Has anyone tried Black Quinoa?  Is it somehow better for me than white quinoa?  Or is it just a little crunchier?

Tuesday, March 1, 2011

To CSA or not to CSA

Sister Barefoot got a CSA share last year and Mr. Barefoot and I watched jealously as she received fresh radishes, arugala, tomatoes, squash, and other veggies.  Okay, we weren't so jealous of the chard.  Chard is a little....gross.

So now we're trying to decide whether we want to get a half-share of the same CSA this year.  Is having fresh tomatoes and zucchini (zucchini bread!) worth the possibility of getting way more chard and kale than we can handle?

Part of figuring this out is to go through my cookbooks and see what recipes intrigue me.  I have a recipe for kale chips, which sounds a lot like eating that seaweed that you wrap sushi in.  Also chard frittata, which sounds like a pretty good way to mask the chard flavor.  I'm hoping to start making more casseroles, and I think casseroles are probably a great use for greens.
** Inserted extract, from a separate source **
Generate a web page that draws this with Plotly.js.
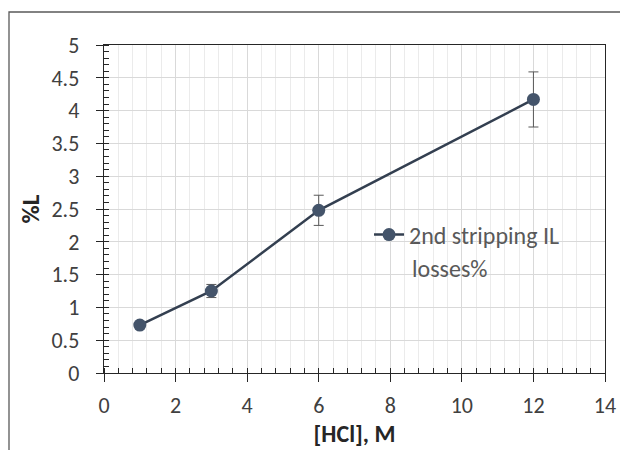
<!DOCTYPE html>
<html>
<head>
<meta charset="utf-8">
<script src="https://cdn.plot.ly/plotly-3.0.1.min.js"></script>
<style>
html,body{margin:0;padding:0;overflow:hidden;background:#fff;}
#chart{width:620px;height:450px;}
</style>
</head>
<body>
<div id="chart"></div>
<script>
const hclM = [1, 3, 6, 12];
const lossPct = [0.73, 1.25, 2.48, 4.17];
const lossErr = [0.03, 0.1, 0.23, 0.42];
const seriesName = "2nd stripping IL";
const seriesName2 = "losses%";
const xTitle = "[HCl], M";
const yTitle = "%L";

const FONT = "Calibri, Carlito, 'Open Sans', sans-serif";

const trace = {
  x: hclM, y: lossPct, name: seriesName, type: 'scatter', mode: 'lines+markers',
  line: {color: '#333F50', width: 2.5},
  marker: {color: '#44546A', size: 13},
  error_y: {type: 'data', array: lossErr, visible: true, color: '#595959', thickness: 1, width: 5}
};

const layout = {
  width: 620, height: 450,
  margin: {l: 104, r: 15, t: 45, b: 77},
  paper_bgcolor: '#fff', plot_bgcolor: '#fff',
  font: {family: FONT, color: '#404040', size: 22},
  showlegend: true,
  legend: {x: 0.529, y: (373-235)/328, xanchor: 'left', yanchor: 'middle', bgcolor: 'rgba(0,0,0,0)',
    font: {size: 24, color: '#595959'}},
  xaxis: {
    range: [0, 14], dtick: 2, tick0: 0,
    showline: true, linecolor: '#262626', linewidth: 1.3, mirror: true,
    ticks: 'outside', ticklen: 8, tickcolor: '#262626', ticklabelstandoff: 4,
    showgrid: true, gridcolor: '#d9d9d9', gridwidth: 1, zeroline: false,
    minor: {dtick: 0.4, ticks: 'inside', ticklen: 5, tickcolor: '#262626', showgrid: true, gridcolor: '#ebebeb'},
    title: {text: '<b>' + xTitle + '</b>', font: {size: 24, color: '#262626'}, standoff: 4}
  },
  yaxis: {
    range: [0, 5], dtick: 0.5, tick0: 0,
    showline: true, linecolor: '#262626', linewidth: 1.3, mirror: true,
    ticks: 'outside', ticklen: 7, tickcolor: '#262626', ticklabelstandoff: 12,
    showgrid: true, gridcolor: '#d9d9d9', gridwidth: 1, zeroline: false,
    minor: {dtick: 0.1, ticks: 'inside', ticklen: 5, tickcolor: '#262626', showgrid: false},
    title: {text: '<b>' + yTitle + '</b>', font: {size: 25, color: '#262626'}, standoff: 4}
  },
  annotations: [{
    text: seriesName2, xref: 'paper', yref: 'paper', x: (410-104)/501, y: (373-268)/328,
    xanchor: 'left', yanchor: 'middle', showarrow: false, font: {size: 24, color: '#595959'}
  }],
  shapes: [{
    type: 'rect', xref: 'paper', yref: 'paper',
    x0: (9-104)/501, x1: 1.5, y0: -1, y1: (373-12)/328,
    line: {color: '#595959', width: 1.3}, fillcolor: 'rgba(0,0,0,0)', layer: 'below'
  }]
};

Plotly.newPlot('chart', [trace], layout, {displayModeBar: false, staticPlot: true});
</script>
</body>
</html>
The pros of a CSA seem to be:
1.) Fresh, organic, locally grown vegetables come to us
2.) Don't have to go to the farmer's market every week
3.) Supporting a local farm
4.) Expand our horizons and eat different, crazy vegetables - and more of them, since we definitely don't eat enough vegetables.
5.) Approximately $13 a week, which is similar to what we spend on produce

The cons are:
1.) Vegetables we might not like at all, but feel like we have to eat all of since we've already paid for them.
2.) Don't get to go to the farmer's market every week (although I reminded Mr. Barefoot we could just go for the handmade mini donuts.)
3.) Harder to menu plan, since we won't know what we're getting until Monday night.
4.) Might end up with too many vegetables, and end up throwing things away.
5.) We could just take that $13 a week to the farmer's market and buy produce.

Do you have a CSA?  Would you recommend it to me?  Do you have any suggestions for great recipes for greens?  What can I do with chard?